I don’t remember even taking this picture, which means there might’ve been wine involved.

I listen to conversations that other women have about their hair, and I always keep quiet… though more often than not, I’m the one they want to hear from. Not because I’m anybody special, but because the assumption is that this is a hurdle I’ve encountered before. I don’t really have any popular or easy answers for them, which is why I usually keep quiet. I could say, “Why is straight hair such a big deal to y’all, anyway?” but that’d only be met with laughter and “Um, anyways…” and I’d rather not get extra indignant and say “What if you swapped your hair with your body in your list of priorities? This wouldn’t even be an issue then, would it? You’d be doing what you gotta do to make your hair work without interfering with your gym routine… not just doing what you can at the gym to feel like you did something, and protecting your hair investment.” That’d certainly ruin the mood. Instead, I just shrug my shoulders. Everyone has their “come to fitness” moment at different points of their lives.. I don’t know that a social gathering is the proper place to try to evoke someone’s moment without their consent.

In my mind, my priorities have shifted. They’ve shifted to the point where I find it hard to understand the logic anymore. If I’m going to devote my every sunrise to something, it’s going to be my health. If I’m going to go the extra mile for anything, it’s going to be my body. I’ve even decided to be a little vain about it. If I experience pain on a regular basis or a regular burn… it’ll be because I’m workin’ hard on getting my abs cut right or building my fit booty. To me, if I let my priorities switch back to what they were, then I’m going to start gaining weight. I don’t want that.

The usual me… if I’m going somewhere where my braids won’t suffice.

Somewhere along the line, too many of us have grown to prioritize something as minor league as our hair over the major league issues, like health. It’s considered unnecessary vanity if I take pride in my abs or my legs (I’m showing off, and deserving of the catty conversation behind my back), but my hair better be on point or… I’m deserving of the catty conversation behind my back. You’re clowned for having “bad hair,” and – not saying you should be clowned for a “bad body” – praised for staying on top of your hair and not having a strand out of place. Hour long conversations can be had about hair products that are healthy for our hair.. “but what’s healthy for our bodies?” Silence.

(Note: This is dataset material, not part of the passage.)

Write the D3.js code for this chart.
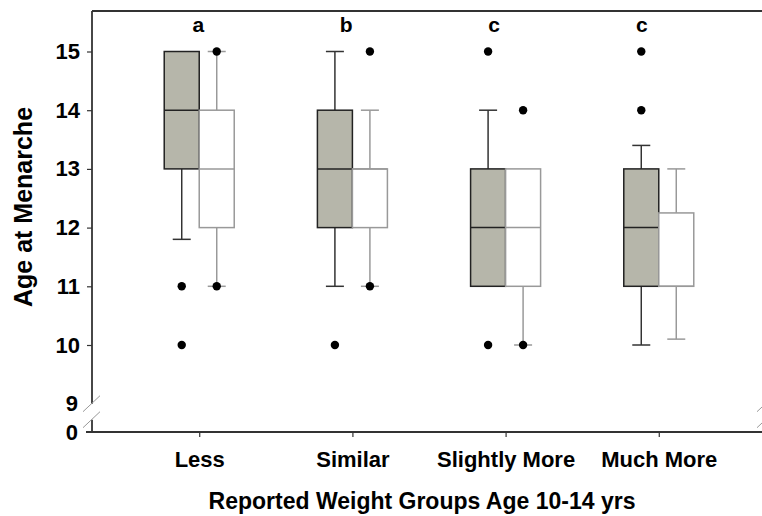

Maybe I’m just hella skeptical… and I can accept that. But there’s a serious problem with the fact that we can figure out a thousand ways to keep our hair in tip top shape – some of us sitting with mayonnaise, avocado, egg, kool-aid and dill pickle mixtures on our heads because we heard it’ll make it “grow” – but no one’s willing to give healthy living a shot, trying different things to keep our bodies in tip top shape. Something is very wrong when it makes sense to allow something like hair to get in the way of our pursuit of health.

The wild thing about it, really, is that I don’t have any answers. For me, I haven’t put a flat iron to my head in almost ten months. My loved ones don’t even bother asking me to do otherwise. Folks know when it’s me running in the neighborhood because there’s usually about a foot worth of ‘fro bouncing behind me. If I have somewhere to go, I even occasionally jazz it up and put something in my hair. I spend too much time being active to want to sit around protecting a hairstyle. I just prefer to focus my efforts on my body.. and the more I do that, the more I find that others focus their attentions there, too. “For get her hair, did you see her body? Dang!” I’m OK with that. I put in the work, I shifted my priorities there.. that’s what I want… even if I’m rockin’ an attention-grabber like below.

Me… right now. Clipped in the back, up off my neck, breeze blowin’ through my scalp? Winner.